Rosales edifica su película como si fuera un collage o un cuaderno de apuntes. Alternando el blanco y negro y el color, el formato 35 mm con el 16 mm y el digital, además de multitud de fotos fijas, texturas y tonos que utiliza con absoluta libertad, tal vez para encontrar en la forma una resonancia con el estado anímico de los personajes. La ficción y la realidad se entrecruzan y el cine se pliega y desdobla sobre sí mismo: hay una película dentro de una película, actores que interpretan a los protagonistas en su etapa adulta y viñetas que parecen recuerdos o sueños. Un ejercicio metacinematográfico transfigurado en un sinuoso y frágil ejercicio de estilo.

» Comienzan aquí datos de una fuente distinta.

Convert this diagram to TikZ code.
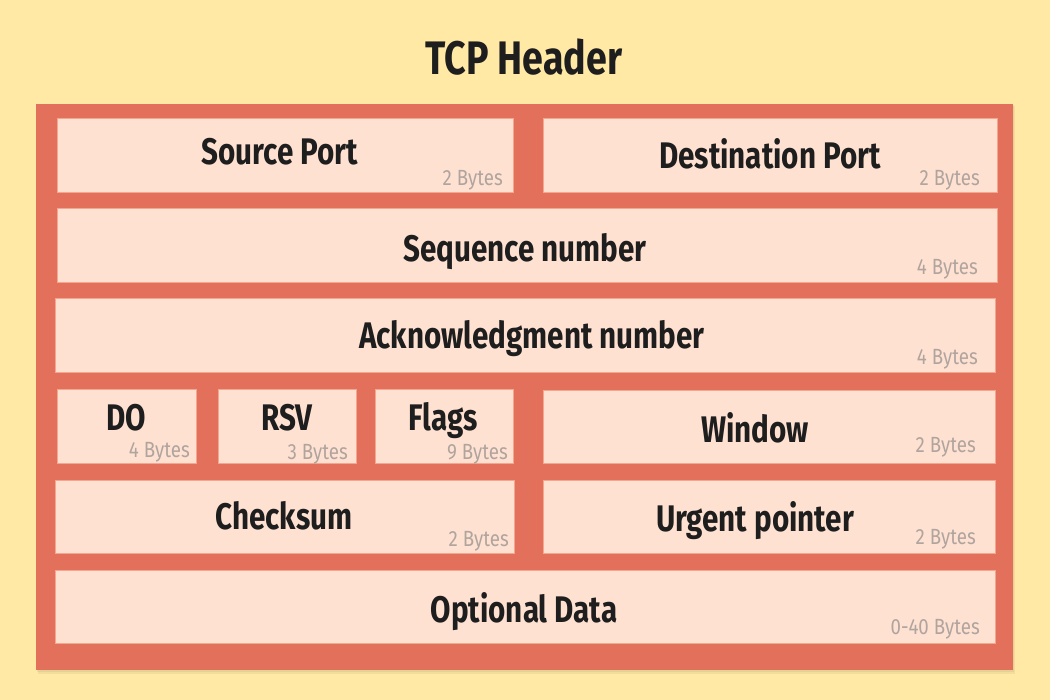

Esta estructura puede parecer desconcertante, pero Rosales muestra que su confianza en el espectador es total que entenderán que aquí lo esencial no es comprender sino sentir. Mas que una historia de amor (hay personas que tienen más miedo al amor que a la muerte), Morlaix es una meditación sobre esta etapa de la vida en que todo parece a punto de comenzar y de finalizar al mismo tiempo. El amor adolescente se muestra como un impulso puro, pero inevitablemente trágico, destinado a evaporarse antes de que se llegue a comprender plenamente. El duelo está presente, pero tratado sin aspavientos. La madre ausente ha dejado un vacío que afecta cada gesto de Gwen. Y el paso del tiempo (sugerido más que mostrado) nos recuerda que nada permaneces: ni la belleza, ni la gente, ni el deseo, ni siquiera el propio relato.
Aminthe Audiard logra un retrato delicado de Gwen, sostenido con sus miradas, su caminar, su manera de observar el mundo, transmitiendo una densidad emocional que no necesita subrayados. A su lado, Samuel Kircher como Jean-Luc, aporta una energía ambigua, entre la arrogancia juvenil y una ternura que nunca termina de mostrar completamente. Los actores adultos que dan vida a los personajes en otro tiempo no sirven como resolución de ningún misterio, sino para mostrar su eco, su madurez teñida de nostalgia y lo efímero de la existencia.
En Morlaix no hay giros de guión, ni catarsis, ni respuestas nítidas, y así deben de ser las películas con pretensiones poéticas sobre el amor y la pérdida, está la sensibilidad de quien mira el mundo con asombro y tristeza. El viaducto de Morlaix es un espacio de tránsito que actúa como metáfora perfecta de la juventud, una etapa que no tiene fin en sí misma, sino que sólo se justifica por su tránsito y nos recuerda que lo único sólido es aquello que se construye sobre el abismo. Jaime Rosales firma tal vez su obra más libre y radical, un film construido con el mismo material que los recuerdos: con fragmentos, destellos y tiempos superpuestos.